Task to carry out — Search the material below for the word "page" and copy every line in which it occurs.

Figure scripts —
──────
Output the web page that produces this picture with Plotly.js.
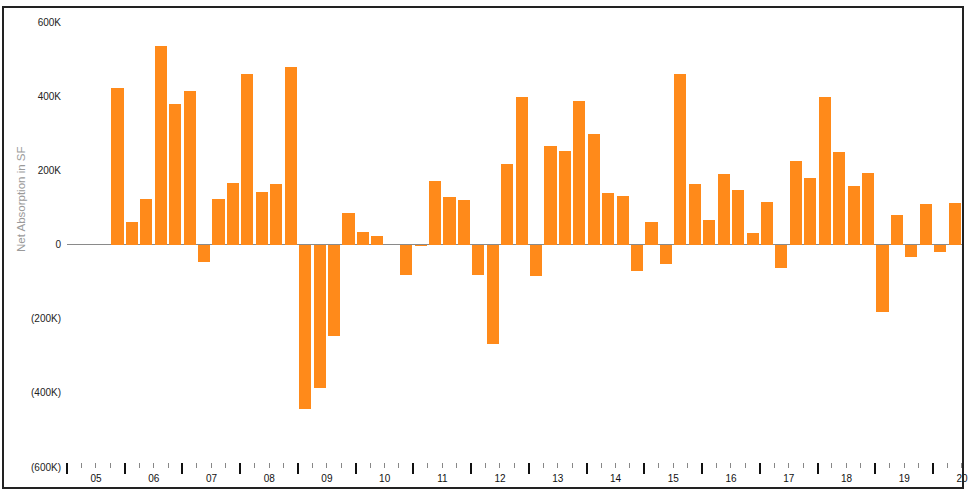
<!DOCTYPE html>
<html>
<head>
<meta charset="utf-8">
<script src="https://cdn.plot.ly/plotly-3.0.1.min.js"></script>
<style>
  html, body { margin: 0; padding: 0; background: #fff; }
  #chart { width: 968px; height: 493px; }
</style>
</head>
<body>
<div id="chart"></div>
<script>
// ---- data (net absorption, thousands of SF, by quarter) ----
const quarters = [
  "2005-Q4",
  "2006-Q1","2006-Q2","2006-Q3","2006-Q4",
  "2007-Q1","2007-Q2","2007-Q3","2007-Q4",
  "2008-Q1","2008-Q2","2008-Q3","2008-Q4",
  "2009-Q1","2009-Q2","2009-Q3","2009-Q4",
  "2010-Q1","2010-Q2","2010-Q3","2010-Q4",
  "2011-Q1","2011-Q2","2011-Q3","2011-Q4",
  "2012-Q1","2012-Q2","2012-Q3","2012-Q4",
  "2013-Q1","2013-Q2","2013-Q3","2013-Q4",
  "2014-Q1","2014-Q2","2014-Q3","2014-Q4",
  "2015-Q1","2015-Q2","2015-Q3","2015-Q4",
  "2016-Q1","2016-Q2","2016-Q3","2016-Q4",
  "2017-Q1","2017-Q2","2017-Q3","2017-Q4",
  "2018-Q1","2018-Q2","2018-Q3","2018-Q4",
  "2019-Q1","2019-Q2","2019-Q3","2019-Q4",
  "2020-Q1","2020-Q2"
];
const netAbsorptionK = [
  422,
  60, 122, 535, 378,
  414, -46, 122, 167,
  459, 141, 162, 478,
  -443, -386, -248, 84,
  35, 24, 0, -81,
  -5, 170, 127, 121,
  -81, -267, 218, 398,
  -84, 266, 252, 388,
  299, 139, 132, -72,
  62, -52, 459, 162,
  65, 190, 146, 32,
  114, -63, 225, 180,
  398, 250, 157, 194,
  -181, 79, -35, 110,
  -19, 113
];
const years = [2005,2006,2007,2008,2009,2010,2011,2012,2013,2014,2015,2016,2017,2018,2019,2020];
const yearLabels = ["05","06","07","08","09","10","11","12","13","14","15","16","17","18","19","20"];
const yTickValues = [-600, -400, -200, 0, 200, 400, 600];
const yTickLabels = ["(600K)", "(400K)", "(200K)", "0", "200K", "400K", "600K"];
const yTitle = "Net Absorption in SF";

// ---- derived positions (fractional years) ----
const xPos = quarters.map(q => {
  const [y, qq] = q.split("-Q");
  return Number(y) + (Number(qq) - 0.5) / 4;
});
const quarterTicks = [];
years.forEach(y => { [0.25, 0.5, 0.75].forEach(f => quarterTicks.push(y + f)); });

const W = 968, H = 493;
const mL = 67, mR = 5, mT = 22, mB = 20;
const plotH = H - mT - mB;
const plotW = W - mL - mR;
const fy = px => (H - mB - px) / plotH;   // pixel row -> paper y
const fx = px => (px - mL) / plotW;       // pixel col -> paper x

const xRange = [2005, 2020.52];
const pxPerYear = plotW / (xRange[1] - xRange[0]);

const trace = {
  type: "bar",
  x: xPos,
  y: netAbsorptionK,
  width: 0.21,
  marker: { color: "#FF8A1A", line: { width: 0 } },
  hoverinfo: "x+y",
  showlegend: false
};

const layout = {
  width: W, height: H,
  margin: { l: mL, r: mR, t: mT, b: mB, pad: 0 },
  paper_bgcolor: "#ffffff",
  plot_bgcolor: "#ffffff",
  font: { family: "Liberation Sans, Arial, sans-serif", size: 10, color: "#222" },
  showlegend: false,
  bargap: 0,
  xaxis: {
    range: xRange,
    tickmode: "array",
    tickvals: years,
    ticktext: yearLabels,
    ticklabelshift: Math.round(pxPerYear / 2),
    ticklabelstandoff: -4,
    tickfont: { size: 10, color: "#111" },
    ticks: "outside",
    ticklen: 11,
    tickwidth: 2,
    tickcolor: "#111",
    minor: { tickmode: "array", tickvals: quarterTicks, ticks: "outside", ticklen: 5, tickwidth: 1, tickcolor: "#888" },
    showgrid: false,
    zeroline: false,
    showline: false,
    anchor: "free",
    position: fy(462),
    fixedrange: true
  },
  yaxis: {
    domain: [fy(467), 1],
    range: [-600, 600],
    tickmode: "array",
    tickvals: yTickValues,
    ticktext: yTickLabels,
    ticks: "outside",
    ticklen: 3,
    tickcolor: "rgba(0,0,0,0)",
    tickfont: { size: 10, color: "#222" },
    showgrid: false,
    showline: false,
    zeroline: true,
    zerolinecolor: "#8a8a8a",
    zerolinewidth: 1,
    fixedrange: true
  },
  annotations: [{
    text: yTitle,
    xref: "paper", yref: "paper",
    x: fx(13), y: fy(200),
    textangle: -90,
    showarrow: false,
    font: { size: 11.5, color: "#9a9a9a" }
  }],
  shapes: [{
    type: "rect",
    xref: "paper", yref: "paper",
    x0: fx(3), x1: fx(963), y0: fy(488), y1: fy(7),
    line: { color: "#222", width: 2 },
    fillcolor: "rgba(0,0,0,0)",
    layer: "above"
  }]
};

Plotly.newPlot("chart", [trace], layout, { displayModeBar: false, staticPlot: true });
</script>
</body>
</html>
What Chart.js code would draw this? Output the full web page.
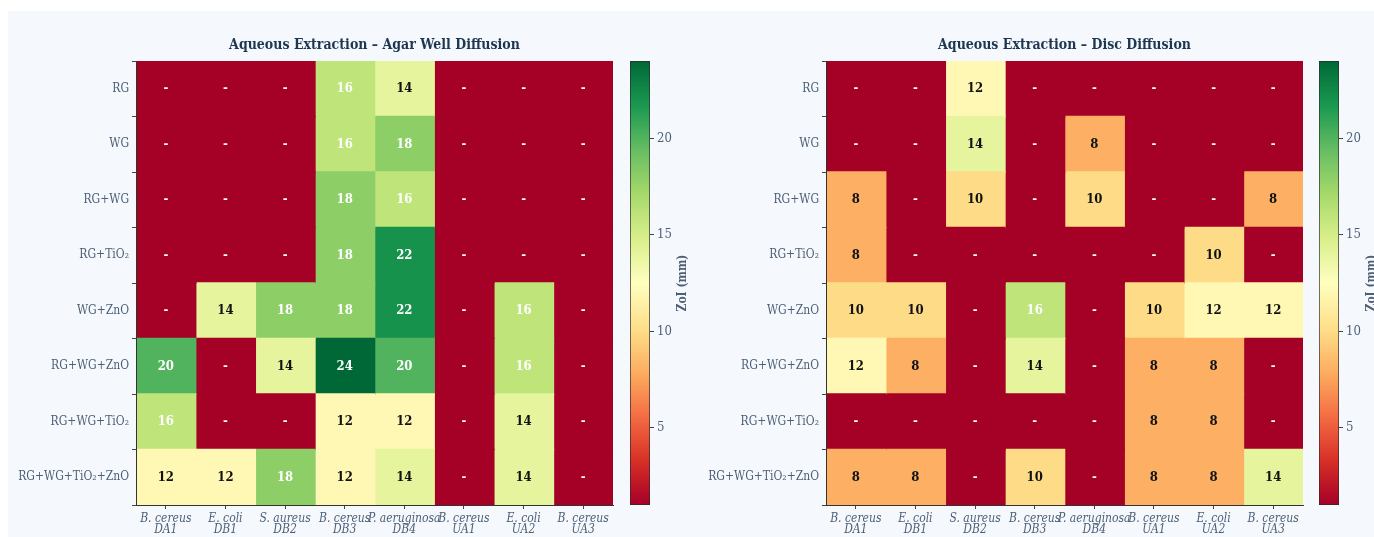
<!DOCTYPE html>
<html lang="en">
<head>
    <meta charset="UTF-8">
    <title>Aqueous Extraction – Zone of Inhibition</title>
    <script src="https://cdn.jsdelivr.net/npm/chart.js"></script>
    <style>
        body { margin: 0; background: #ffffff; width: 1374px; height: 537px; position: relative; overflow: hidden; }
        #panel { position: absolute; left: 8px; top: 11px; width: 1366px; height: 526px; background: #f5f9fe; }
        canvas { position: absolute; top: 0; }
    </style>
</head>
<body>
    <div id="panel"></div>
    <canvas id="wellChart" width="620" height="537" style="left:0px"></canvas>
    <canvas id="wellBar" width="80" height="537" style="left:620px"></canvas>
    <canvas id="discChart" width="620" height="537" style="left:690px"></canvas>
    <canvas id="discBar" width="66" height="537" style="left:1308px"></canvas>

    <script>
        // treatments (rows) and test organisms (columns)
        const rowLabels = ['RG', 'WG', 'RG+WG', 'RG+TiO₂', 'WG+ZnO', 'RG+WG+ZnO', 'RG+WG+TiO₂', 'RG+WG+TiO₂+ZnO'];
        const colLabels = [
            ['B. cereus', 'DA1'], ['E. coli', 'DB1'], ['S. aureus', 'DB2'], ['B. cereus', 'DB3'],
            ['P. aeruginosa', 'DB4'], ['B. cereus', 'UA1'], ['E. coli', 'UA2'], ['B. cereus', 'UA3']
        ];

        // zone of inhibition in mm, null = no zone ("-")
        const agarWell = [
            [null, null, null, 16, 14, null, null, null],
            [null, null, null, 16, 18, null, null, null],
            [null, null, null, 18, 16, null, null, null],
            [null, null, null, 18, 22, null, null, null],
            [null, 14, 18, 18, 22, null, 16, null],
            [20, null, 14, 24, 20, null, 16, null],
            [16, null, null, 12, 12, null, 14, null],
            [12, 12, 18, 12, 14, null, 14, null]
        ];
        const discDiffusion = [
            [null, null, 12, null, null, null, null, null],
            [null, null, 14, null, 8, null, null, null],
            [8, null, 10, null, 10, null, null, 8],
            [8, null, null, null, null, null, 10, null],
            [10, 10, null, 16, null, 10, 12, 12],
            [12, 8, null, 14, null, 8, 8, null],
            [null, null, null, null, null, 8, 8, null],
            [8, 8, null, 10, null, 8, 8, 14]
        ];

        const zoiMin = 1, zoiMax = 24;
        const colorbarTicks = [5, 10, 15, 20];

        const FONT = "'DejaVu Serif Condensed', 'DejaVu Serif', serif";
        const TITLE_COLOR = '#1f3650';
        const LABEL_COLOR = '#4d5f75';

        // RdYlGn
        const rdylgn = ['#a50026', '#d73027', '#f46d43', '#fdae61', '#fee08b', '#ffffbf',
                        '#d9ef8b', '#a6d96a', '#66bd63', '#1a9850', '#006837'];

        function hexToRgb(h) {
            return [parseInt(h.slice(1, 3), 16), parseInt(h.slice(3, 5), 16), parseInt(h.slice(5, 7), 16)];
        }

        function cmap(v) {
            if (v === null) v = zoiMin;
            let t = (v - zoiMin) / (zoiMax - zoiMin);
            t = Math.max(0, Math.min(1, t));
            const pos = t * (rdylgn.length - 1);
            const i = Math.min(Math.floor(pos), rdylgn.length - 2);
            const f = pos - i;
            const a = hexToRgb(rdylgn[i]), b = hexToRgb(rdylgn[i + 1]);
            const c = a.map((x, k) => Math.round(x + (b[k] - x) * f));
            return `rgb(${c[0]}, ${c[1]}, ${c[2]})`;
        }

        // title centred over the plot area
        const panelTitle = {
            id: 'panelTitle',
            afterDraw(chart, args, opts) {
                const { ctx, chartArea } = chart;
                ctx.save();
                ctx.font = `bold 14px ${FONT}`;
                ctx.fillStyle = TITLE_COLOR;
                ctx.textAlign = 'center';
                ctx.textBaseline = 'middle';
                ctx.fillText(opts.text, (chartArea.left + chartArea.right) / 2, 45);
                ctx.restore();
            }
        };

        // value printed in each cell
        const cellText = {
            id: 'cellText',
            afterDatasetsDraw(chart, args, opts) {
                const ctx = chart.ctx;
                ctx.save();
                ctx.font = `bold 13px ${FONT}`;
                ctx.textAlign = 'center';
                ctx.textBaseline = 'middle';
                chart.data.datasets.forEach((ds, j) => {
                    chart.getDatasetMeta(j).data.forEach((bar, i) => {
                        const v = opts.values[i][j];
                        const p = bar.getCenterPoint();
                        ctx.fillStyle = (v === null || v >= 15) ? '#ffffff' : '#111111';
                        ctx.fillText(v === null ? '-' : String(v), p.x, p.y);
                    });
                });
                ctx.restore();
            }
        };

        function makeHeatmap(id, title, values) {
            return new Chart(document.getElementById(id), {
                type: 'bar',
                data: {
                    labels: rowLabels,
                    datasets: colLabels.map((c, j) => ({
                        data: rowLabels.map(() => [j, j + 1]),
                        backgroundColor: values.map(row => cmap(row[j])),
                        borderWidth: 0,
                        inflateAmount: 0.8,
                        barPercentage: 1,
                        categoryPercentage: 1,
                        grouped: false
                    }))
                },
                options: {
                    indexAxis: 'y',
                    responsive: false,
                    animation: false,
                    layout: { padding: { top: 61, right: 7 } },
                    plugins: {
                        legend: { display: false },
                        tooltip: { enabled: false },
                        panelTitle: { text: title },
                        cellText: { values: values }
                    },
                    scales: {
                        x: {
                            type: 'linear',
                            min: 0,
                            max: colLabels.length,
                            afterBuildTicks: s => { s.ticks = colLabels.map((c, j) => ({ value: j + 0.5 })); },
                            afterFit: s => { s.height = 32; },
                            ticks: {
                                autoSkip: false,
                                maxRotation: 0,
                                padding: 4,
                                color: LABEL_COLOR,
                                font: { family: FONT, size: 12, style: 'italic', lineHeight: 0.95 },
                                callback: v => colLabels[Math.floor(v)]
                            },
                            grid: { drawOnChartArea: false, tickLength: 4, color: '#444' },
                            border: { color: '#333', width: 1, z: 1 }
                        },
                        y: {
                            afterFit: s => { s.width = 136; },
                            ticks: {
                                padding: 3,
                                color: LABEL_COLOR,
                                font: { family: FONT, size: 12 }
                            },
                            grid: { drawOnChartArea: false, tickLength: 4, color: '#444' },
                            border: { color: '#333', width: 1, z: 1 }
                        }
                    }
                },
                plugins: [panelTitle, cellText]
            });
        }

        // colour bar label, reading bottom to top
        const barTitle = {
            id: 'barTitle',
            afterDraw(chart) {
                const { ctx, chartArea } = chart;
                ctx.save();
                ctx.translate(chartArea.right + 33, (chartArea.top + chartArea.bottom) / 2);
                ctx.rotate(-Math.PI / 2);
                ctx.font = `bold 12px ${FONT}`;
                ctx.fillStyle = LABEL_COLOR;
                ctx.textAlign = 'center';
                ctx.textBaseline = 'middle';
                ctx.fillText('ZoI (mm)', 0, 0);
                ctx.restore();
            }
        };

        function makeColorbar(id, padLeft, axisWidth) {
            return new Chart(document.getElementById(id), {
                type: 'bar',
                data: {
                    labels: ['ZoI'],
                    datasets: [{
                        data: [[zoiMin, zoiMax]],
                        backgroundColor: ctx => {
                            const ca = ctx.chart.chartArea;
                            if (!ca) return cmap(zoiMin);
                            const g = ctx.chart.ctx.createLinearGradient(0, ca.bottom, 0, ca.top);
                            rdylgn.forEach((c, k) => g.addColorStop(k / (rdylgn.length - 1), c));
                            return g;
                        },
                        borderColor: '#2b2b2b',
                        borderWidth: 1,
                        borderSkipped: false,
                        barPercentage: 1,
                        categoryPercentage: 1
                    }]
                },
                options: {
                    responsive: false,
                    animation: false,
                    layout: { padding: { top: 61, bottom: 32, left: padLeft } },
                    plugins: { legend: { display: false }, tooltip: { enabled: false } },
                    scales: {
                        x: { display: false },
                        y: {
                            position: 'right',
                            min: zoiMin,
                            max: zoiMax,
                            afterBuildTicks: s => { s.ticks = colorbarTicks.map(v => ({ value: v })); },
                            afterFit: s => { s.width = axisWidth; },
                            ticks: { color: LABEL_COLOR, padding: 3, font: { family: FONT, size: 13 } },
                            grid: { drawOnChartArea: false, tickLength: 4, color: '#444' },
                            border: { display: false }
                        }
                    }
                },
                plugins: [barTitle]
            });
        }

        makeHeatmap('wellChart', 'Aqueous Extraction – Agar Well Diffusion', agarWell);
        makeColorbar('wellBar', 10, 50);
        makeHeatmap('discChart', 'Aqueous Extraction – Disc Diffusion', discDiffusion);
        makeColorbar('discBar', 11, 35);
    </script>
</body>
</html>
──────
Task answer —
Output the web page that produces this picture with Plotly.js.
What Chart.js code would draw this? Output the full web page.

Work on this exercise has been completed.